On Haswell if data is aligned on a 32-byte boundary and loaded/written using a __m256/i/d register, is the read/write atomic?
I have not seen Intel claim that 32-bytes can be written atomically, even though the fact Haswell's L1D cache bandwidth is 256 bits would suggest it is. I have also been informed by a colleague the the 256 bit load instructions require a single uop, suggesting is it atomic?
Although it is likely that aligned 256-bit loads are atomic on Haswell, based on past experience I think it unlikely that Intel will commit to this as a supported feature.

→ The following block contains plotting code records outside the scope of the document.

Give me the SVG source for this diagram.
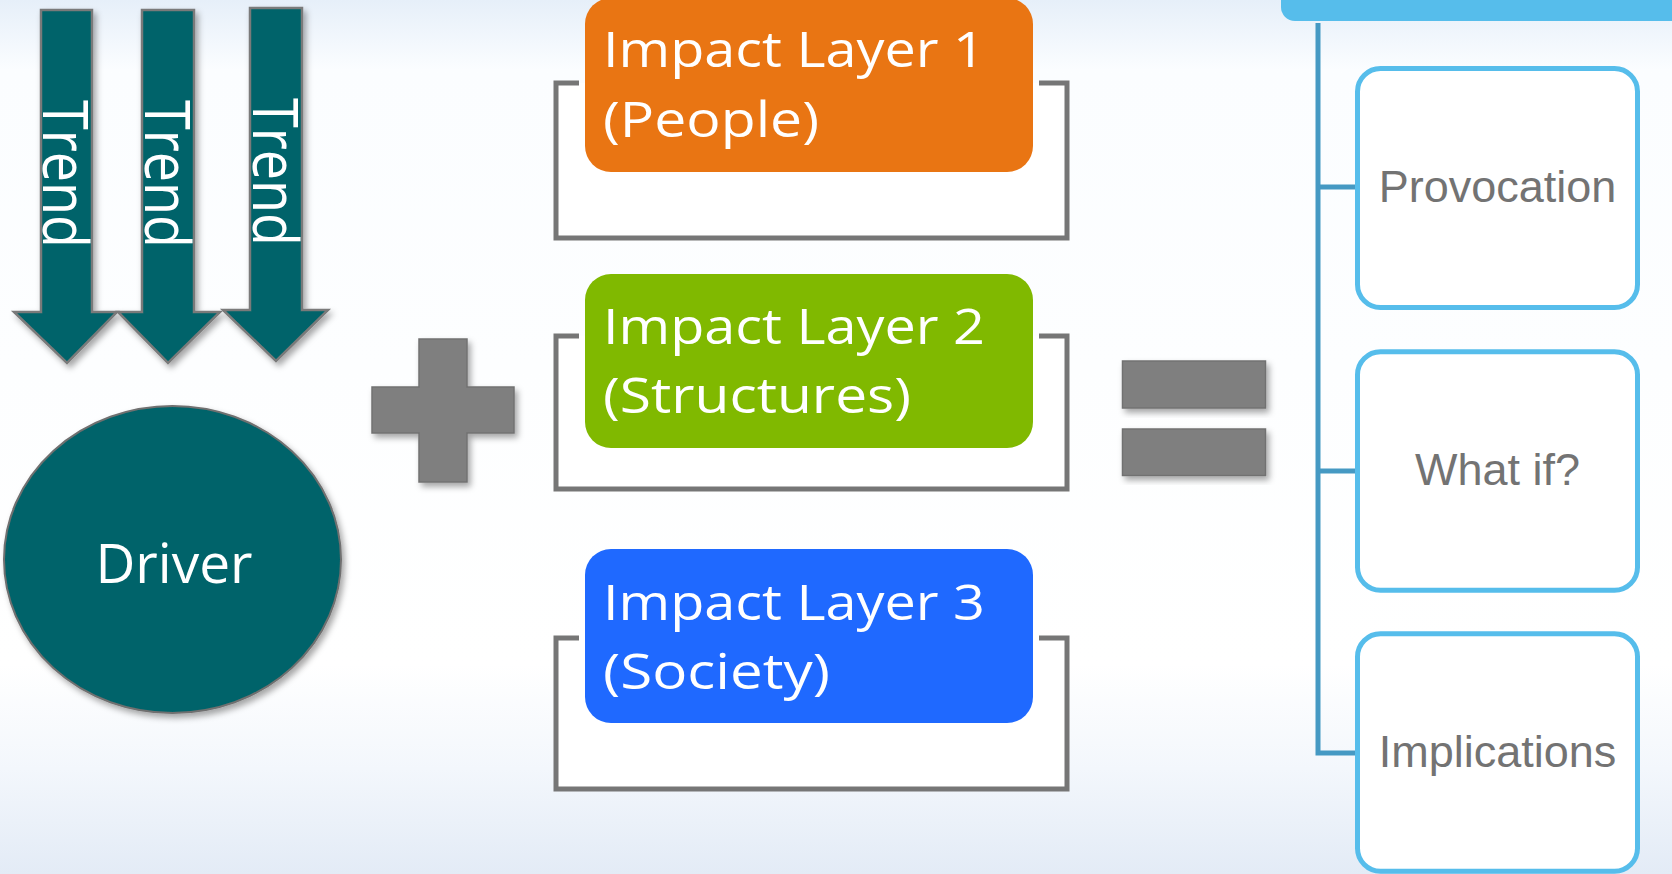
<svg xmlns="http://www.w3.org/2000/svg" width="1672" height="874" viewBox="0 0 1672 874">
  <defs>
    <linearGradient id="bg" x1="0" y1="0" x2="0" y2="1">
      <stop offset="0" stop-color="#e6eff9"/>
      <stop offset="0.08" stop-color="#fbfdff"/>
      <stop offset="0.76" stop-color="#ffffff"/>
      <stop offset="0.88" stop-color="#f3f7fc"/>
      <stop offset="1" stop-color="#e3ebf6"/>
    </linearGradient>
    <filter id="shadow" x="-10%" y="-10%" width="130%" height="130%">
      <feDropShadow dx="3" dy="4" stdDeviation="3" flood-color="#000" flood-opacity="0.35"/>
    </filter>
    <style>
      .arrow { fill: #02646a; stroke: #7a7a7a; stroke-width: 2.5; filter: url(#shadow); }
      .trend { font-family: "Open Sans", "DejaVu Sans", sans-serif; font-size: 62px; fill: #ffffff; }
      .op { fill: #7f7f7f; stroke: #717171; stroke-width: 1.5; filter: url(#shadow); }
      .bracket { fill: #ffffff; stroke: #767676; stroke-width: 5; stroke-linejoin: miter; }
      .layer { font-family: "Open Sans", "DejaVu Sans", sans-serif; font-size: 49px; fill: #ffffff; }
      .conn { fill: none; stroke: #4599c3; stroke-width: 5; }
      .card { fill: #ffffff; stroke: #56bdeb; stroke-width: 5; }
      .cardtext { font-family: "Liberation Sans", Arial, sans-serif; font-size: 45px; fill: #737373; text-anchor: middle; }
    </style>
  </defs>

  <rect x="0" y="0" width="1672" height="874" fill="url(#bg)"/>

  <g id="trend1">
    <path class="arrow" d="M41,10 H92 V312 H117 L67,363 L14,312 H41 Z"/>
    <text class="trend" transform="translate(43,100) rotate(90)" textLength="148" lengthAdjust="spacingAndGlyphs">Trend</text>
  </g>
  <g id="trend2">
    <path class="arrow" d="M142,10 H194 V312 H220 L168,363 L118,312 H142 Z"/>
    <text class="trend" transform="translate(145,100) rotate(90)" textLength="148" lengthAdjust="spacingAndGlyphs">Trend</text>
  </g>
  <g id="trend3">
    <path class="arrow" d="M250,8 H302 V310 H328 L276,361 L223,310 H250 Z"/>
    <text class="trend" transform="translate(253,98) rotate(90)" textLength="148" lengthAdjust="spacingAndGlyphs">Trend</text>
  </g>

  <g id="driver">
    <ellipse cx="172.5" cy="559.5" rx="168.5" ry="153.5" fill="#02646a" stroke="#6f6f6f" stroke-width="2" filter="url(#shadow)"/>
    <text x="174" y="583" font-family="'Open Sans', 'DejaVu Sans', sans-serif" font-size="55" fill="#ffffff" text-anchor="middle">Driver</text>
  </g>

  <g id="plus">
    <polygon class="op" points="419,339 467,339 467,387 514,387 514,433 467,433 467,482 419,482 419,433 372,433 372,387 419,387"/>
  </g>

  <g id="layer1">
    <path class="bracket" d="M579,83 H556 V238 H1067 V83 H1039"/>
    <rect x="585" y="-2" width="448" height="174" rx="26" fill="#e97513"/>
    <text class="layer" x="603" y="67" textLength="382" lengthAdjust="spacingAndGlyphs">Impact Layer 1</text>
    <text class="layer" x="603" y="137" textLength="216" lengthAdjust="spacingAndGlyphs">(People)</text>
  </g>
  <g id="layer2">
    <path class="bracket" d="M579,336 H556 V489 H1067 V336 H1039"/>
    <rect x="585" y="274" width="448" height="174" rx="26" fill="#80b900"/>
    <text class="layer" x="603" y="343.5" textLength="382" lengthAdjust="spacingAndGlyphs">Impact Layer 2</text>
    <text class="layer" x="603" y="413" textLength="308" lengthAdjust="spacingAndGlyphs">(Structures)</text>
  </g>
  <g id="layer3">
    <path class="bracket" d="M579,638 H556 V789 H1067 V638 H1039"/>
    <rect x="585" y="549" width="448" height="174" rx="26" fill="#1f69ff"/>
    <text class="layer" x="603" y="620" textLength="382" lengthAdjust="spacingAndGlyphs">Impact Layer 3</text>
    <text class="layer" x="603" y="689" textLength="227" lengthAdjust="spacingAndGlyphs">(Society)</text>
  </g>

  <g id="equals">
    <rect class="op" x="1122.5" y="361" width="143" height="47"/>
    <rect class="op" x="1122.5" y="429" width="143" height="46.5"/>
  </g>

  <g id="header">
    <rect x="1281" y="-30" width="420" height="51" rx="14" fill="#56bdeb"/>
  </g>

  <g id="connectors">
    <path class="conn" d="M1318,23 V753 H1356"/>
    <path class="conn" d="M1318,187 H1356"/>
    <path class="conn" d="M1318,471 H1356"/>
  </g>

  <g id="provocation">
    <rect class="card" x="1357.5" y="68.5" width="280" height="239" rx="23"/>
    <text class="cardtext" x="1497.5" y="201.7">Provocation</text>
  </g>
  <g id="whatif">
    <rect class="card" x="1357.5" y="351.8" width="280" height="238.5" rx="23"/>
    <text class="cardtext" x="1497.5" y="485">What if?</text>
  </g>
  <g id="implications">
    <rect class="card" x="1357.5" y="633.8" width="280" height="237.5" rx="23"/>
    <text class="cardtext" x="1497.5" y="767">Implications</text>
  </g>
</svg>
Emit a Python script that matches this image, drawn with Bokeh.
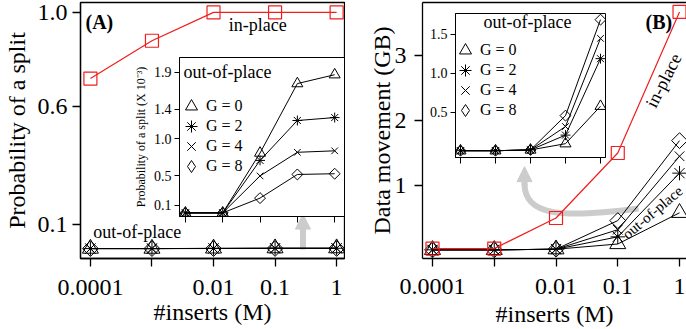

The problem with supported features is that there is an expectation that they will be continued indefinitely. The history of computer implementations is full of examples of features that were easy to implement at one time, but which became serious burdens to support after a few generations. (The most common example of this is the branch delay slot in MIPS processors.) The discussion in section 8.1.1 of Volume 3 of the Intel SW Developer's Guide provides some hints about areas that cause problems.
Extending the guarantee of atomicity from 64-bits (fully contained in a cache line) to 128 bits or 256 bits does not provide a lot more capability for software. If one wanted to support this sort of atomicity as a first-order mechanism, then it would have to be extended with other complementary features. I would recommend support full cache line (64 Byte) atomicity at a minimum, but unless the architecture goes all the way to supporting memory accesses with side effects, I don't think it would be worth the effort.
Although it has been slow getting started, Intel's TSX extensions are a more complete approach to exploiting atomicity.